Mickleborough’s order was for $82,000 worth of flax — a whopping 86 tonnes

Kent Mickleborough, the buyer in question, had spoken to Achter over the phone prior to texting through a contract to deliver 86 tonnes of flax for $17 per bushel.

Mickleborough also added “please confirm flax contract”, to which Achter replied with a thumbs-up emoji. However, when the delivery was supposed to arrive in November, Mickleborough received nothing. By this time, prices for the crop had increased and the two ultimately ended up in court to resolve the issue.

“I deny that he accepted the thumbs-up emoji as a digital signature of the incomplete contract,” Achter said in an affidavit to the court. “I did not have time to review the Flax Contract and merely wanted to indicate that I did receive his text message.”

Achter’s lawyers expressed concern that the ruling would allow for more cases on the interpretation of emojis

However, the judge, Justice Timothy Keene, agreed with Mickleborough and ruled that the emoji met signature requirements. This meant Achter was in breach of the contract and would need to pay.
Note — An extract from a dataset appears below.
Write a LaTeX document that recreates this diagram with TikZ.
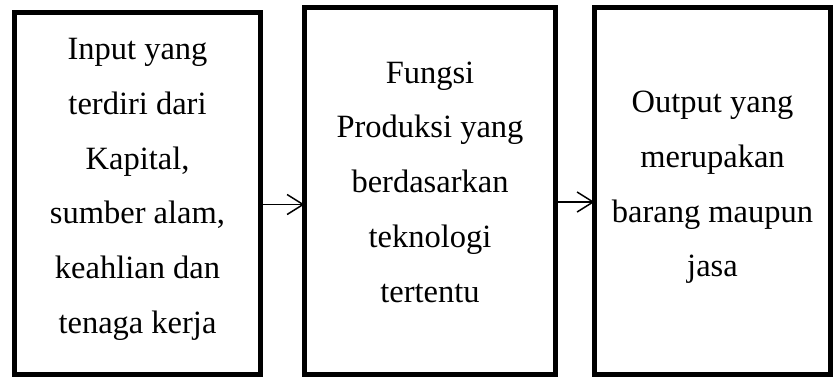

Achter’s lawyers have argued that this unusual case and its subsequent ruling would “open the floodgates” for cases surrounding the interpretation of emojis.

“This court cannot (nor should it) attempt to stem the tide of technology and common usage – this appears to be the new reality in Canadian society and courts will have to be ready to meet the new challenges that may arise from the use of emojis and the like,” Keene said, staying true to his decision.